حَدَّثَنَا إِسْحَقُ بْنُ مَنْصُورٍ أَخْبَرَنَا يَحْيَى بْنُ سَعِيدٍ الْقَطَّانُ عَنْ عُبَيْدِ اللَّهِ بْنِ عُمَرَ عَنْ نَافِعٍ عَنْ ابْنِ عُمَرَ عَنْ عُمَرَ قَالَ قُلْتُ يَا رَسُولَ اللَّهِ إِنِّي كُنْتُ نَذَرْتُ أَنْ أَعْتَكِفَ لَيْلَةً فِي الْمَسْجِدِ الْحَرَامِ فِي الْجَاهِلِيَّةِ قَالَ أَوْفِ بِنَذْرِكَ قَالَ وَفِي الْبَاب عَنْ عَبْدِ اللَّهِ بْنِ عَمْرٍو وَابْنِ عَبَّاسٍ قَالَ أَبُو عِيسَى حَدِيثُ عُمَرَ حَدِيثٌ حَسَنٌ صَحِيحٌ

Artinya: Telah menceritakan kepada kami [Ishaq bin Manshur] berkata, telah mengabarkan kepada kami [Yahya bin Sa’id Al Qaththan] dari [Ubaidullah bin Umar] dari [Nafi’] dari [Ibnu Umar] dari [Umar] ia berkata,

“Aku bertanya, “Wahai Rasulullah, pada masa Jahilliyah aku pernah bernadzar untuk beriktikaf di masjidil haram selama satu malam?” beliau menjawab: “Laksanakanlah nadzarmu.” Ia berkata; “Dalam bab ini hadits serupa diriwayatkan dari Abdullah bin Amru dan Ibnu Abbas.” Abu Isa berkata; “Hadits Umar derajatnya hasan shahih.

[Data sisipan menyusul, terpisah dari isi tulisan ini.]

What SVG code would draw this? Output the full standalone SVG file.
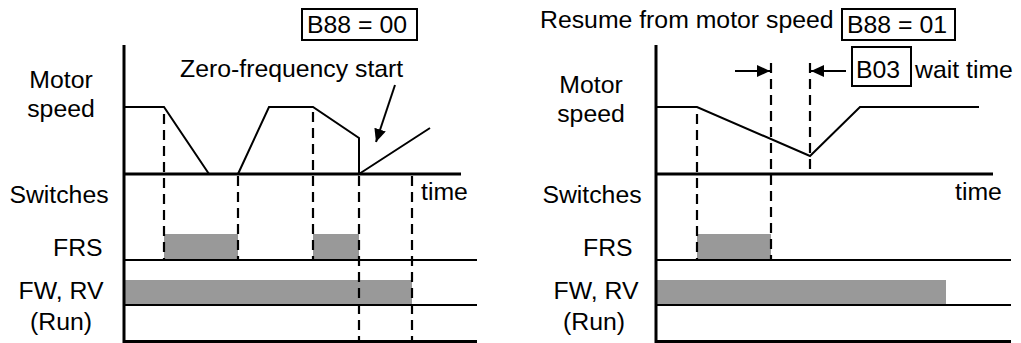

Beberapa ulama menafsirkan berbeda. Mereka memaknai hadis tersebut adalah batasan dari Rasulullah dalam melaksanakan i’tikaf. Atau mengqiyaskan tidak ada batasannya karena Umar mewajibkan dirinya melaksanakan i’tikaf semalam dengan nazar, dan nazar wajib dilaksanakan.

Adapun sebagian ulama mengartikan dari hadis ini bahwa i’tikaf tidak ada batasan waktunya.

Maka dapat disimpulkan, jika mengikuti pendapat ulama mayoritas bahwa i’tikaf bisa dilakukan pada waktu kapanpun, berapapun lamanya tanpa diikuti dengan berpuasa. Memulainya dengan niat dan melakukan ibadah sebentar saja sudah dianggap i’tikaf.